Читать «В памяти и в сердце» онлайн - страница 91

Анатолий Федорович Заботин

Каждая встреча с ней была праздником.

...Вечер предвыходного дня. Тепло. На улице от скопления народа тесно. Всюду слышится говор, веселый смех. Мы с Кирой идем к Дому культуры. Кира, как всегда, оживленна. Что-то мне рассказывает. Я слушаю, и вдруг в репродукторе, висящем на столбе, раздается голос диктора Левитана: «Сегодня в двадцать один час будет передано важное сообщение». Голос волевой, торжественный, мы уже привыкли к нему: весь этот год он сообщает о наших победах, об освобождении от фашистов крупных советских городов. Вот и сегодня он огласит приказ верховного главнокомандующего. В Москве будет салют. Какая же это радость. Какой подъем духа!

Лицо у Киры озарилось улыбкой. Мы остановились у столба и стали ждать. Крутом народ, все смотрят на колокол репродуктора. И вот голос Левитана: «Приказ верховного главнокомандующего. Командующему 4-м Украинским фронтом генерал-полковнику Петрову...» На этот раз сообщалось, что 12 мая войска 4-го Украинского фронта полностью освободили здравницу Советского Союза — Крым. Среди воинских частей, отличившихся при освобождении Крыма, был назван и самоходный полк № 875. Говорю Кире:

— Слышишь? И самоходчики отличились!

Она радостно кивает. И с этого вечера жадно слушает все, что я ей рассказываю о самоходчиках. Ее интересует многое. Бывают ли среди самоходчиков жертвы? Ведь они, как и танкисты, прикрыты от вражеских пуль броней.

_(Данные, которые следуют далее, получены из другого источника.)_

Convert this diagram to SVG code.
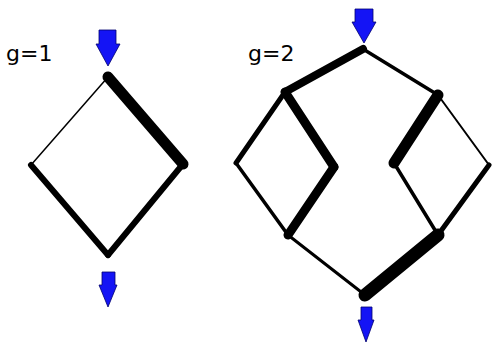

Я объяснил ей, что броня спасает не всегда, что в бою гибнут не только пехотинцы, но и танкисты и самоходчики. Пусть я еще не воевал на самоходке, от других уже знал, что смерть у танкистов и самоходчиков часто бывает ужасной. Подбитые танки и самоходки горят. Да так сильно и быстро, что самоходчик, особенно если он ранен, не успевает выскочить и сгорает заживо.

Кира выслушала все это, лицо ее побледнело, в глазах появился испуг. И я пожалел, что ударился в такие подробности. Какое-то время мы шли молча. Наконец Кира спросила:

— А ты когда поедешь на фронт? Скоро?

— О, нет, Кира, я буду здесь долго. Встреч у нас с тобой будет еще много-много! — заверил я, не подозревая, что говорю неправду. Кира повеселела, и вечер прошел у нас хорошо. Я проводил ее до дома, мы договорились, что завтра встретимся на том же месте, у танцплощадки, где встречались все эти дни.

* * *

В Балашове мы пробыли более двух недель. Это в годы-то войны! Наконец пришел и наш черед. Прошел слух, что отправлять нас будут в два города: в Горький и в Киров. Там мы получим самоходки, экипажи к ним и — на фронт. Желания офицеров разделились: одним хочется в Киров, другим — в Горький. Старший лейтенант Кучинский агитирует ехать в Киров: там самоходки делают с часами. Для некоторых эта деталь оказалась решающей. Я же свой родной город ни на какие часы менять не стал. Когда спросили, куда я желаю ехать, я ответил: «Только в Горький!»

В тот же день мы оставили Балашов. Я в восторге: еду на родину! За время войны это вторая такая поездка. К сожалению, в первый свой приезд, в апреле 1942 года, я не смог увидеться с матерью, помешали бездорожье, распутица. Но на этот раз, когда на улице такая теплынь и скоро Троицын день, встретиться с мамой, надеюсь, ничто мне не помешает. Если она не сможет приехать в Горький, то я сам улучу момент и в Ямных Березниках обязательно буду. Эта мысль согревала меня всю дорогу от Балашова до Горького. Едем пассажирским поездом. Вагон третьего класса. Тесно, душно. Всматриваюсь в лица моих спутников: у большинства они оживленные, светлые. Говорят о нас, воинах, о Красной армии. Бьет она немцев на всех фронтах, гонит их с советской земли. Что ни день, то один или два освобожденных города... Прислушиваюсь к этим бодрящим разговорам, и путь в переполненном вагоне кажется короче.